On May 3, 1987, Bobby Allison’s Buick LeSabre blew a tire, careened and went tumbling down the front-stretch fencing at Talladega, ripping apart the protective barrier between the 200-plus mile-per-hour race cars and the thousands of people in attendance in one of the most horrific crashes in NASCAR history.

The crash, coupled with Bill Elliott winning the pole for the race, the Winston 500, with an average speed of more than 212 miles per hour, coerced NASCAR into making one of the biggest competitive changes in its history — the use of restrictor-plates at its two largest ovals, Talladega and Daytona.

The plate, which restricts the amount of air that can mix with fuel, brings the horsepower numbers way down, making them slower. In theory, the restrictor plate was supposed to make the racing safer and make for a better show for fans since unrestricted racing at the tracks was leading to one- or two-car breakaways and noncompetitive racing.

If only it were that simple.

These words are not new. Minus some talk about carburetors, I actually wrote them for a column that ran in May 2009 after Carl Edwards’ spectacular crash on the final lap of the Aaron’s 499 at Talladega.

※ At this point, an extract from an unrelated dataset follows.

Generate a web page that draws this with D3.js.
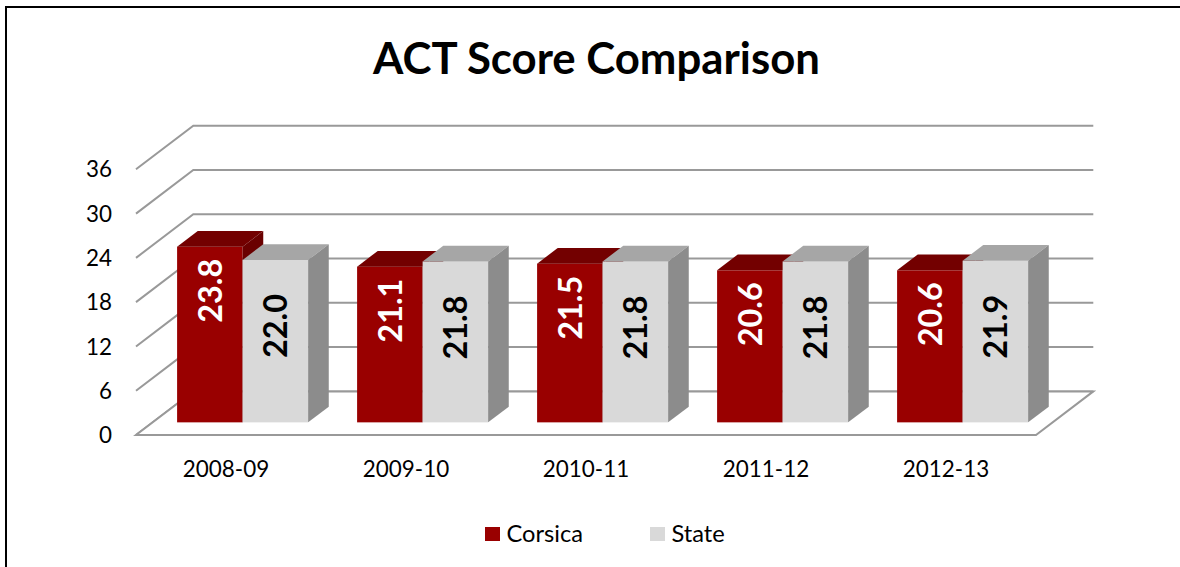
<!DOCTYPE html>
<html>
<head>
<meta charset="utf-8">
<script src="https://cdn.jsdelivr.net/npm/d3@7"></script>
<style>
  html, body { margin: 0; padding: 0; background: #fff; }
  svg { display: block; }
  text { font-family: Lato, "Open Sans", sans-serif; }
</style>
</head>
<body>
<svg id="chart" width="1180" height="567"></svg>
<script>
// ---- data ----
const title = "ACT Score Comparison";
const categories = ["2008-09", "2009-10", "2010-11", "2011-12", "2012-13"];
const seriesNames = ["Corsica", "State"];
const corsica = [23.8, 21.1, 21.5, 20.6, 20.6];
const state = [22.0, 21.8, 21.8, 21.8, 21.9];
const yTicks = [0, 6, 12, 18, 24, 30, 36];

// ---- layout / style ----
const W = 1180, H = 567;
const svg = d3.select("#chart");
const DX = 57.3, DY = 43.6;          // depth vector of the 3D box
const d0 = 0.29, bd = 0.36;          // bar front depth & bar depth (fractions)
const colors = {
  Corsica: { front: "#990000", top: "#730000", side: "#6a0000", label: "#ffffff" },
  State:   { front: "#d9d9d9", top: "#a6a6a6", side: "#8c8c8c", label: "#000000" }
};
const labelOffset = { Corsica: 44, State: 66 };
const gridColor = "#999999";

// measure a sample string and return the font size giving the target width
function fitSize(sample, weight, target) {
  const tmp = svg.append("text").attr("font-size", 40).attr("font-weight", weight).text(sample);
  const w = tmp.node().getComputedTextLength();
  tmp.remove();
  return 40 * target / w;
}
const titleSize = fitSize(title, "bold", 447);
const dataSize = fitSize("23.8", "bold", 64);
const axisSize = fitSize("2008-09", "normal", 86.5);
const ySize = fitSize("36", "normal", 26);
const legendSize = fitSize("Corsica", "normal", 76.5);

const x = d3.scaleBand().domain(categories).range([136, 1036]).paddingInner(0.272).paddingOuter(0.136);
const s = d3.scaleBand().domain(seriesNames).range([0, x.bandwidth()]);
const y = d3.scaleLinear().domain([0, 36]).range([435, 169.3]);

// border
svg.append("line").attr("x1", 5).attr("x2", W).attr("y1", 7).attr("y2", 7).attr("stroke", "#000").attr("stroke-width", 2);
svg.append("line").attr("x1", 6).attr("x2", 6).attr("y1", 6).attr("y2", H).attr("stroke", "#000").attr("stroke-width", 2);

// title
svg.append("text").attr("x", 596.5).attr("y", 74).attr("text-anchor", "middle")
  .attr("font-weight", "bold").attr("font-size", titleSize).attr("fill", "#000").text(title);

// walls: gridlines
const x0 = x.range()[0], x1 = x.range()[1];
const grid = svg.append("g");
yTicks.forEach(v => {
  const yy = y(v);
  grid.append("polyline")
    .attr("points", [[x0, yy], [x0 + DX, yy - DY], [x1 + DX, yy - DY]].map(p => p.join(",")).join(" "))
    .attr("fill", "none").attr("stroke", gridColor).attr("stroke-width", 2);
});

// floor
svg.append("polygon")
  .attr("points", [[x0, y(0)], [x1, y(0)], [x1 + DX, y(0) - DY], [x0 + DX, y(0) - DY]].map(p => p.join(",")).join(" "))
  .attr("fill", "#fff").attr("stroke", gridColor).attr("stroke-width", 2);

// y labels
svg.append("g").selectAll("text").data(yTicks).join("text")
  .attr("x", 112).attr("y", d => y(d)).attr("dy", "0.36em").attr("text-anchor", "end")
  .attr("font-size", ySize).attr("fill", "#000").text(d => d);

// x labels
svg.append("g").selectAll("text").data(categories).join("text")
  .attr("x", d => x(d) + x.bandwidth() / 2).attr("y", 477)
  .attr("text-anchor", "middle").attr("font-size", axisSize).attr("fill", "#000").text(d => d);

// bars
const bars = svg.append("g");
const pts = a => a.map(p => p.join(",")).join(" ");
categories.forEach((c, i) => {
  [["Corsica", corsica[i]], ["State", state[i]]].forEach(([name, v]) => {
    const col = colors[name];
    const w = s.bandwidth();
    const fx = x(c) + s(name) + d0 * DX;
    const ft = y(v) - d0 * DY;
    const fb = y(0) - d0 * DY;
    const bx = bd * DX, by = bd * DY;
    const g = bars.append("g");
    g.append("rect").attr("x", fx).attr("y", ft).attr("width", w).attr("height", fb - ft).attr("fill", col.front);
    g.append("polygon").attr("points", pts([[fx, ft], [fx + w, ft], [fx + w + bx, ft - by], [fx + bx, ft - by]])).attr("fill", col.top);
    g.append("polygon").attr("points", pts([[fx + w, ft], [fx + w + bx, ft - by], [fx + w + bx, fb - by], [fx + w, fb]])).attr("fill", col.side);
    const cx = fx + w / 2, cy = ft + labelOffset[name];
    g.append("text").attr("transform", `translate(${cx},${cy}) rotate(-90)`)
      .attr("text-anchor", "middle").attr("dy", "0.36em")
      .attr("font-weight", "bold").attr("font-size", dataSize).attr("fill", col.label)
      .text(v.toFixed(1));
  });
});

// legend
const legend = svg.append("g");
const legendX = [485, 650];
seriesNames.forEach((n, i) => {
  legend.append("rect").attr("x", legendX[i]).attr("y", 527).attr("width", 15).attr("height", 14).attr("fill", colors[n].front);
  legend.append("text").attr("x", legendX[i] + 21.5).attr("y", 541.5).attr("font-size", legendSize).attr("fill", "#000").text(n);
});
</script>
</body>
</html>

And six years later, here we are again.

Luckily, Austin Dillon’s accident on the last lap of the Coke Zero 400 Monday morning only resulted in minor injuries to five fans, with just one having to be transported off site.

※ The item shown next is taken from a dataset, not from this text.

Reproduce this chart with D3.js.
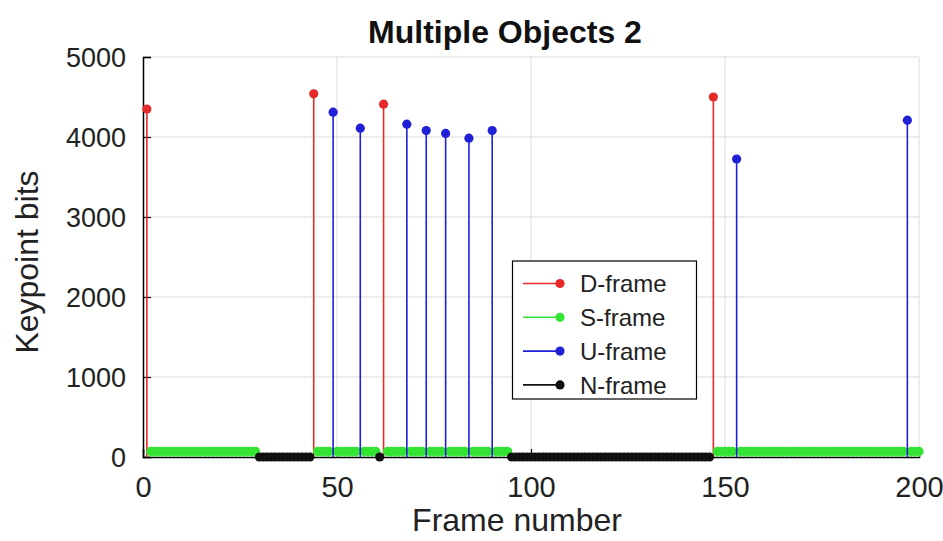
<!DOCTYPE html>
<html>
<head>
<meta charset="utf-8">
<script src="https://cdn.jsdelivr.net/npm/d3@7"></script>
<style>
  html, body { margin: 0; padding: 0; background: #fff; }
  svg { display: block; font-family: "Liberation Sans", Arial, sans-serif; }
</style>
</head>
<body>
<div id="chart"></div>
<script>
// Frame types
const dFrames = [1, 44, 62, 147];
const dBits = [4350, 4540, 4410, 4500];

const uFrames = [49, 56, 68, 73, 78, 84, 90, 153, 197];
const uBits = [4310, 4110, 4160, 4080, 4045, 3985, 4080, 3725, 4210];

// N-frames: runs [first, last], all at 0 bits
const nRuns = [[30, 43], [61, 61], [95, 146]];
const nBits = 0;

// S-frames fill every remaining frame in 1..200 at a small constant size
const frameRange = [1, 200];
const sBits = 70;

const xTicks = [0, 50, 100, 150, 200];
const yTicks = [0, 1000, 2000, 3000, 4000, 5000];

const seriesNames = ['D-frame', 'S-frame', 'U-frame', 'N-frame'];
const seriesColors = ['#e62a2a', '#33e433', '#2020d6', '#111111'];

(function () {
    'use strict';

    const W = 943, H = 541;
    const plot = { left: 143, right: 919, top: 57, bottom: 457 };

    // Expand runs into frame lists
    const nFrames = [];
    nRuns.forEach(r => { for (let f = r[0]; f <= r[1]; f++) nFrames.push(f); });
    const taken = new Set([...dFrames, ...uFrames, ...nFrames]);
    const sFrames = [];
    for (let f = frameRange[0]; f <= frameRange[1]; f++) if (!taken.has(f)) sFrames.push(f);

    const series = [
        { pts: dFrames.map((f, i) => [f, dBits[i]]), color: seriesColors[0] },
        { pts: sFrames.map(f => [f, sBits]), color: seriesColors[1] },
        { pts: uFrames.map((f, i) => [f, uBits[i]]), color: seriesColors[2] },
        { pts: nFrames.map(f => [f, nBits]), color: seriesColors[3] }
    ];

    const svg = d3.select('#chart').append('svg')
        .attr('width', W).attr('height', H);

    svg.append('rect').attr('width', W).attr('height', H).attr('fill', '#fff');

    const x = d3.scaleLinear().domain([0, 200]).range([plot.left, plot.right]);
    const y = d3.scaleLinear().domain([0, 5000]).range([plot.bottom, plot.top]);

    // Grid
    const grid = svg.append('g').attr('stroke', '#dcdcdc').attr('stroke-width', 1);
    grid.selectAll('.gx').data(xTicks.slice(1)).enter().append('line')
        .attr('x1', d => x(d)).attr('x2', d => x(d))
        .attr('y1', plot.top).attr('y2', plot.bottom);
    grid.selectAll('.gy').data(yTicks.slice(1)).enter().append('line')
        .attr('x1', plot.left).attr('x2', plot.right)
        .attr('y1', d => y(d)).attr('y2', d => y(d));

    // Axes (ticks inward)
    const fmt = d3.format('d');
    const xAxis = d3.axisBottom(x).tickValues(xTicks).tickFormat(fmt).tickSize(-8);
    const yAxis = d3.axisLeft(y).tickValues(yTicks).tickFormat(fmt).tickSize(-8);

    const gx = svg.append('g').attr('transform', `translate(0,${plot.bottom})`).call(xAxis);
    const gy = svg.append('g').attr('transform', `translate(${plot.left},0)`).call(yAxis);
    [gx, gy].forEach(g => {
        g.select('.domain').attr('stroke', '#000').attr('stroke-width', 1.5);
        g.selectAll('.tick line').attr('stroke', '#000').attr('stroke-width', 1.2);
        g.selectAll('.tick text').attr('fill', '#222')
            .style('font-family', '"Liberation Sans", Arial, sans-serif');
    });
    gy.selectAll('.tick text').attr('x', -17).attr('dy', '0.36em').style('font-size', '27px');
    gx.selectAll('.tick text').attr('y', 40).attr('dy', 0).style('font-size', '29px');

    // Stems
    series.forEach(s => {
        const g = svg.append('g');
        g.selectAll('line').data(s.pts).enter().append('line')
            .attr('x1', d => x(d[0])).attr('x2', d => x(d[0]))
            .attr('y1', y(0)).attr('y2', d => y(d[1]))
            .attr('stroke', s.color).attr('stroke-width', 1.6);
        g.selectAll('circle').data(s.pts).enter().append('circle')
            .attr('cx', d => x(d[0])).attr('cy', d => y(d[1]))
            .attr('r', 4.6).attr('fill', s.color);
    });

    // Title and axis labels
    svg.append('text').attr('x', 505).attr('y', 43)
        .attr('text-anchor', 'middle').attr('font-weight', 'bold')
        .style('font-size', '32px').attr('fill', '#111')
        .text('Multiple Objects 2');

    svg.append('text').attr('x', 517).attr('y', 531)
        .attr('text-anchor', 'middle').style('font-size', '32px').attr('fill', '#222')
        .text('Frame number');

    svg.append('text')
        .attr('transform', `translate(38,${(plot.top + plot.bottom) / 2 + 5}) rotate(-90)`)
        .attr('text-anchor', 'middle').style('font-size', '32px').attr('fill', '#222')
        .text('Keypoint bits');

    // Legend
    const lg = svg.append('g');
    lg.append('rect').attr('x', 512.5).attr('y', 261).attr('width', 184).attr('height', 138)
        .attr('fill', '#fff').attr('stroke', '#000').attr('stroke-width', 1.2);
    const rows = lg.selectAll('.row').data(seriesNames).enter().append('g')
        .attr('transform', (d, i) => `translate(0,${283.5 + i * 33.8})`);
    rows.append('line').attr('x1', 523).attr('x2', 560).attr('y1', 0).attr('y2', 0)
        .attr('stroke', (d, i) => seriesColors[i]).attr('stroke-width', 1.6);
    rows.append('circle').attr('cx', 560).attr('cy', 0).attr('r', 4.6)
        .attr('fill', (d, i) => seriesColors[i]);
    rows.append('text').attr('x', 580).attr('y', 0).attr('dy', '0.36em')
        .style('font-size', '24px').attr('fill', '#222')
        .text(d => d);
})();
</script>
</body>
</html>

Seven people were injured in Edwards’ 2009 accident at Talladega. Kyle Larson’s engine went into the stands during an Xfinity race at Daytona in 2013 injuring 28 people, 14 of whom had to be transported off site.

Daytona International Speedway President Joie Chitwood III defended the track’s safety features as protecting the spectators from the mangled mess that Dillon’s car became.

“I’m really proud of the fact that the fence worked,” he said. “We will take this situation, we will learn from it, we will analyze it.”

The 22-foot catchfence did throw the bulk of Dillon’s car back onto the racing surface, so, in essence it performed as designed. However, just like in the Edwards and Allison crash, there were injuries to fans.

I get that racing is dangerous. Anyone who has ever strapped into a race car gets that. That’s part of what makes drivers our heroes. They accept that risk and they walk the fine line between life and death at 200 miles per hour.

But fans don’t accept that risk when they come to the track and Dillon’s crash at Daytona last weekend (or should I say Monday?) is more proof that things need to be changed at NASCAR’s largest ovals.

Discussing plate racing in 2009, Edwards said, “it’s something we’ll do … until somebody gets killed, and then we’ll change it.

“NASCAR puts us in a box. … I don’t know how I’d change this racing. I know it’s a spectacle for everybody and that’s great and all, but it’s not right to ask all these guys to come out and do this.

“What if the car goes up in the grandstands and kills 25 people? At some point, they’ve got to say, ‘Look, we’ve got to change this around a little bit.’”

Eerily similar to what Dillon said Monday morning.

“It’s not really acceptable, I don’t think,” Dillon said. “We’ve got to figure out something. I think our speeds are too high, I really do. I think everybody can get good racing with lower speeds, and we can work on that and then figure out a way to keep cars on the ground.

“That’s the next thing. We’re fighting hard to make the racing good. I hope fans enjoy all that. We don’t. That’s your job. You go out there and you hold it wide-open to the end, checkers or wreckers, and hope you make it through.”

I slightly disagree with Dillon. Speed is part of racing. You are going to have cars running around at 200 mph on a track as big as Daytona.

The problem comes in when you have 43 cars running within inches of each other for 400 or 500 miles. Even with the best drivers in the world, you will have mistakes and mechanical failures. And, again, those are acceptable risks for the drivers, not the fans.

NASCAR and the track owners need to do more to mitigate the risk for fans. Whether it’s taller fences (NASCAR did mandate taller catchfences after the Edwards crash) or moving the fans back from the first few rows of seats or not starting races at 11:42 p.m. (wait, that’s a whole other story), something has to be done to make plate racing safer.

Kudos to NASCAR for what they have done by way of safety at the track (had that been Rockingham in the mid-’80s, I would have been pressed against the catchfence during the race), but there is still some work to do.